David Chang David Chang

Spariranno molti ristoranti e vedremo un impoverimento della diversità etnica sulle tavole. Il celebre chef newyorchese David Chang (Momofuku Noodle Bar) in un’intervista al New York Times Magazine ha gettato molti ristoratori nello sconforto. Secondo il cuoco e conduttore della docu-serie di Netflix Ugly Delicious, il contraccolpo della pandemia di coronavirus avrà un impatto devastante sulla ristorazione e il settore dei servizi, con un «tasso di mortalità aziendale molto alto». L’ottica con la quale Chang riflette sugli effetti economici del Covid-19 è naturalmente tutta americana, ma molte delle sue preoccupazioni travalicano il suo continente.

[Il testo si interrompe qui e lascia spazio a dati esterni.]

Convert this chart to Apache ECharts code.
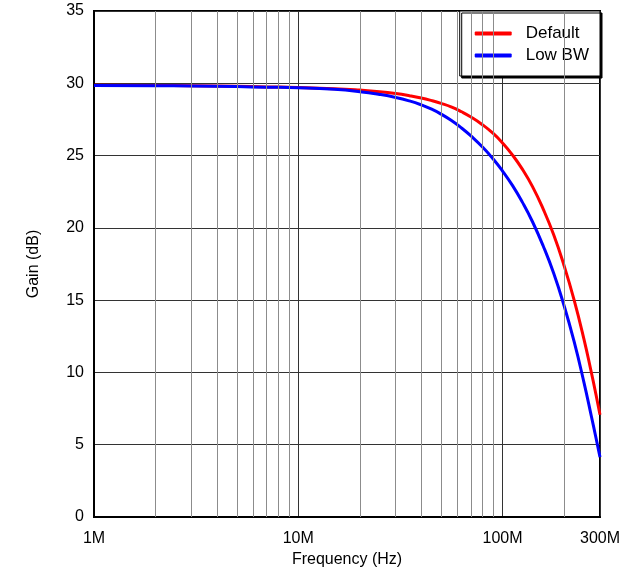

ristorante cinese ristorante cinese

 

Secondo Chang, a pagare lo scotto maggiore saranno i ristoranti di fascia media, mentre chi se ne potrà avvantaggiare saranno le grandi catene e i modelli economicamente più sostenibili e, come si può immaginare, di minor qualità. Per lo chef la ristorazione a conduzione famigliare sarà travolta perché, spiega, a differenza della grande crisi del 2008, quando gli aiuti dello Stato alle banche e alle compagnie di assicurazioni furono dovuti «altrimenti il mondo come lo conoscevamo sarebbe finito», chi si occuperà mai di piccole attività considerate «nonessential»?

 

ristorante ristorante

Le persone che ci lavorano non hanno una voce abbastanza forte per arrivare fino a chi governa, sostiene Chang, e le cose non possono che peggiorare. Se «per i ristoratori è difficile ottenere prestiti dalle banche anche quando l’economia è in piena espansione, perché non hanno asset che li sostengano», ovvero beni di proprietà come macchinari e merce che possano essere monetizzati e usati per il pagamento dei debiti, come si può pensare che qualcuno li aiuti quando la pandemia sarà finita?

 

Ma i problemi si fanno già sentire ora. Dai ristoranti che fatturano 70 milioni di dollari all’anno fino giù a quelli da 5.000 a settimana, il tasso di consumo di prodotti giornaliero è molto alto. «Abbiamo ingredienti che se non si vendono si deteriorano subito», spiega Chang. «Il nostro è il business più esposto in questo momento».

 

Ma attenzione: la chiusura dei ristoranti di fascia medio-bassa non riguarda solo il perimetro dei ristoratori. L‘effetto è a cascata: «quello della ristorazione è un sistema fortemente interconnesso e collegato», dice Chang, «e a pagarne le conseguenze saranno anche gli altri anelli della catena, dai fornitori agli agricoltori, ai fattorini». La speranza dello chef è che l’amministrazione Trump voglia finanziare i proprietari degli immobili, in modo da sollevare i ristoratori che hanno dovuto chiudere dall’obbligo dell’affitto.

 

bambini obesi fast food bambini obesi fast food

E poi l’invito a sostenere il più possibile i ristoranti che fanno consegne a domicilio. Il delivery improvvisamente è l’unica possibilità di mangiare un piatto preparato da uno cuoco e, di fatto, il coronavirus ha accelerato un cambiamento che era già in atto. «Pensavo che quel cambiamento sarebbe avvenuto nei prossimi 10 o 15 anni», confessa Chang, «ma in maniera graduale e che nessuno se ne sarebbe accorto». Ora, saranno più evidenti i problemi di qualità del servizio e di tutela dei fattorini (in Usa come in Italia). Ma questa accelerazione sta trovando tutti impreparati. «Non riesco davvero a immaginare il futuro», ha concluso Chang. «Se celebri ristoranti di New York o Las Vegas si sentono in grande difficoltà, non posso immaginare la paura di chi ha appena aperto un ristorante o di un immigrato arrivato in questo Paese cinque anni fa e che nella sua piccola pizzeria ha messo tutto il suo sogno americano».